Re: [Haskell-cafe] Re: FASTER primes

4 Jan 2010

      Am Montag 04 Januar 2010 13:25:47 schrieb Will Ness:
...
Daniel Fischer  writes:
...
Am Sonntag 03 Januar 2010 09:54:37 schrieb Will Ness:
...
Daniel Fischer  writes:
...
But there's a lot of list constructuion and deconstruction necessary
for the Euler sieve.
yes. Unless, of course, s smart compiler recognizes there's only one
consumer for the values each multiples-list is producing, and keeps it
stripped down to a generator function, and its current value. I keep
thinkig a smart compiler could eliminate all these "span" calls and
replace them with just some pointers manipulating...
Of course I'm no smart compiler, but I don't see how it could be even
possible to replace the span calls with pointer manipulation when dealing
with lazily generated (infinite, if we're really mean) lists. Even when
you're dealing only with strict finite lists, it's not trivial to do
efficiently.
I keep thinking that storage duplication with span, filter etc. is not
really necessary, and can be replaced with some pointer chasing -
especially when there's only one consumer present for the generated values.
What I mean is thinking of lists in terms of produce/consumer paradigm, as
objects supporting the { pull, peek } interface, keeping the generator
inside that would produce the next value on 'pull' request and keep it
ready for any 'peek's.
Euler's sieve is
sieve (p:ps) xs = h ++ sieve ps (t `minus` map (p*) [p,p+2..])
                      where (h,t) = span (< p*p) xs
Not quite. That's a variant of the postponed filters, it crosses off e.g. 45 twice, once 
as 3*15 and once as 5*9 (okay, it has already been removed by the first, so let's say 45 
appears in two lists of numbers to be removed if present).
Euler's sieve is never attempting to remove a number more than once, that's the 
outstanding feature of it. Unfortunately, that also makes it hard to implement 
efficiently. The problem is that you can't forget the primes between p and p^2, you must 
remember them for the removal of multiples of p later on.

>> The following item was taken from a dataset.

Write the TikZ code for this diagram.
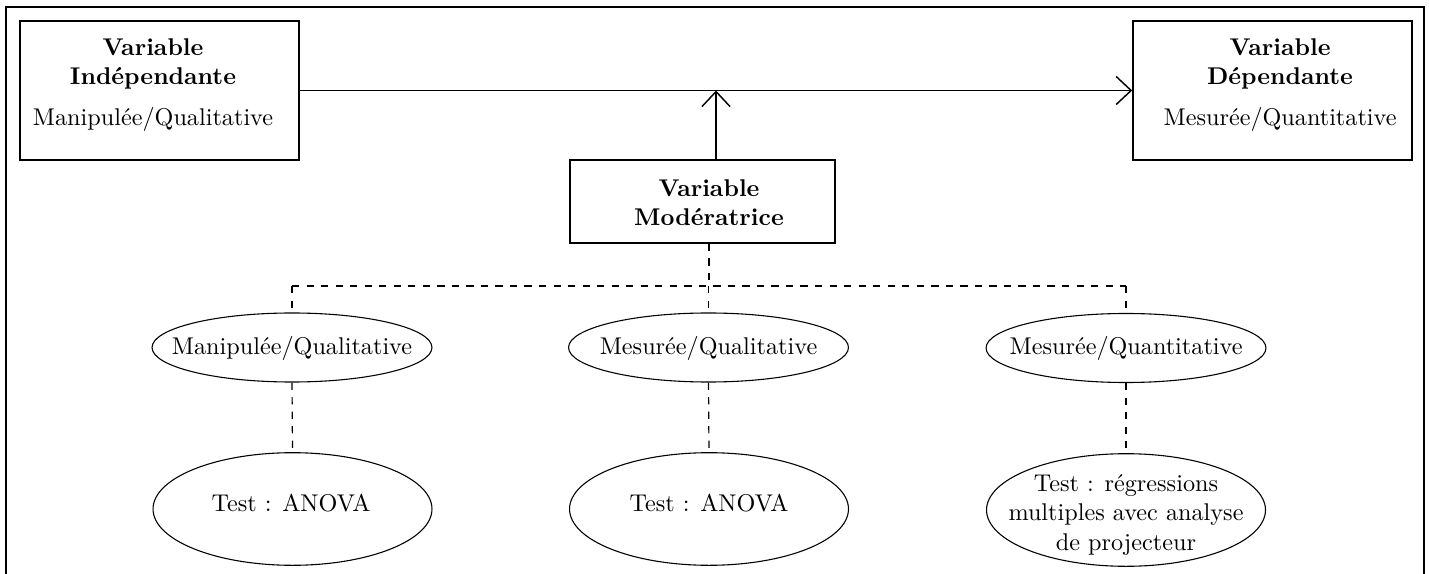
\documentclass[tikz,border=0pt]{standalone}
\usetikzlibrary{arrows.meta,shapes.geometric,calc}
\begin{document}
\begin{tikzpicture}[x=0.413pt,y=-0.413pt,
  box/.style={draw,line width=0.7pt,inner sep=0pt,minimum width=115.2pt,minimum height=57.4pt},
  modbox/.style={draw,line width=0.7pt,inner sep=0pt,minimum width=109.4pt,minimum height=34.3pt},
  ell/.style={draw,ellipse,line width=0.45pt,inner sep=0pt,minimum width=115.6pt,minimum height=28.5pt},
  bigell/.style={draw,ellipse,line width=0.45pt,inner sep=0pt,minimum width=115.2pt,minimum height=46.5pt},
  txt/.style={inner sep=0pt,align=center,font=\fontsize{10}{12}\selectfont},
  btxt/.style={inner sep=0pt,align=center,font=\fontsize{10}{12}\selectfont\bfseries},
  arr/.style={line width=0.6pt,-{Straight Barb[length=6.2pt,width=11.6pt]}},
  dashline/.style={line width=0.5pt,dashed}
]
\useasboundingbox (0,0) rectangle (1429,574);
\draw[line width=0.7pt] (6,600) -- (6,7) -- (1424,7) -- (1424,600);

% top boxes
\node[box] (vi) at (159.5,90.5) {};
\node[btxt] (vit) at (153,64) {Variable\\Indépendante};
\node[txt] (vis) at (153,119) {Manipulée/Qualitative};

\node[box] (vd) at (1272.5,90.5) {};
\node[btxt] (vdt) at (1280,64) {Variable\\Dépendante};
\node[txt] (vds) at (1280,119) {Mesurée/Quantitative};

\node[modbox] (vm) at (702.5,201.5) {};
\node[btxt] (vmt) at (709,203) {Variable\\Modératrice};

% ellipses row 1
\node[ell] (e1) at (292,347.5) {};
\node[txt] (e1t) at (292,348) {Manipulée/Qualitative};
\node[ell] (e2) at (708.5,347.5) {};
\node[txt] (e2t) at (708.5,348) {Mesurée/Qualitative};
\node[ell] (e3) at (1126,348) {};
\node[txt] (e3t) at (1126,348) {Mesurée/Quantitative};

% ellipses row 2
\node[bigell] (t1) at (292.5,509) {};
\node[txt] (t1t) at (291,503) {Test : ANOVA};
\node[bigell] (t2) at (709,509) {};
\node[txt] (t2t) at (709,503) {Test : ANOVA};
\node[bigell] (t3) at (1126,510) {};
\node[txt] (t3t) at (1126,515) {Test : régressions\\multiples avec analyse\\de projecteur};

% arrows
\draw[arr] (vi.east) -- (vd.west);
\coordinate (mid) at ($(vi.east)!0.5!(vd.west)$);
\draw[arr] (mid |- vm.north) -- (mid);

% dashed tree
\coordinate (j) at (709,286);
\draw[dashline] (j |- vm.south) -- (j);
\draw[dashline] (e1 |- j) -- (e3 |- j);
\draw[dashline] (e1 |- j) -- (e1.north);
\draw[dashline] (e2 |- j) -- (e2.north);
\draw[dashline] (e3 |- j) -- (e3.north);
\draw[dashline] (e1.south) -- (t1.north);
\draw[dashline] (e2.south) -- (t2.north);
\draw[dashline] (e3.south) -- (t3.north);
\end{tikzpicture}
\end{document}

 An (inefficient but faithful) implementation would be

euler ks@(p:rs) = p : euler (rs `minus` map (*p) ks)

Its performance is really horrible though. A much better implementation is

primes = 2:3:euler hprs [] (scanl (+) 5 (cycle [2,4]))
      where
        hprs = 5:drop 3 primes
        euler (p:ps) acc cs = h ++ euler ps (tail (acc ++ h)) (t `minus` comps)
          where
            (h,t) = span (< p*p) cs
            comps = map (*p) (acc ++ cs)

still really bad. I don't yet see how to eat the cake and have it here.
...
...
...
...
I think that remark was meant to apply to composite removal, not
Turner's sieve.
It is right there on page 2, right when the Turner's sieve is presented
and discussed. The only explanation that I see is that she thought of
it in regards to the imperative code, just as her analysis concentrates
only on calculation aspects of the imperative code itself.
To be fair, she writes:
"Let us ﬁrst describe the original “by hand” sieve algorithm as practiced
by Eratosthenes.
...
The starting point of p^2 is a pleasing but minor optimization, which can
be made
because lower multiples will have already been crossed oﬀ when we found
the primes prior to p.
... (This optimization does not aﬀect the time complexity of the sieve,
however, so its absence from the code in Section 1
*is not our cause for worry*.)"
A-HA!
But its absense from _*that*_ _*code*_ WAS the *major* cause for worry, as
dealing with it worked wonders on its complexity and constant factors.
I think you're overinterpreting it. Sure, it's not perfectly worded, but her concern was 
primarily that it's not an Eratosthenes sieve but trial division (and woefully inefficient 
at that), I think. Now, because it's trial division and not Eratosthenes, it has a major 
impact, thus the absence of the optimisation is a reinforcing consequence of the original 
cause for worry.

I may be overdefending her, though, we can't really know what she meant.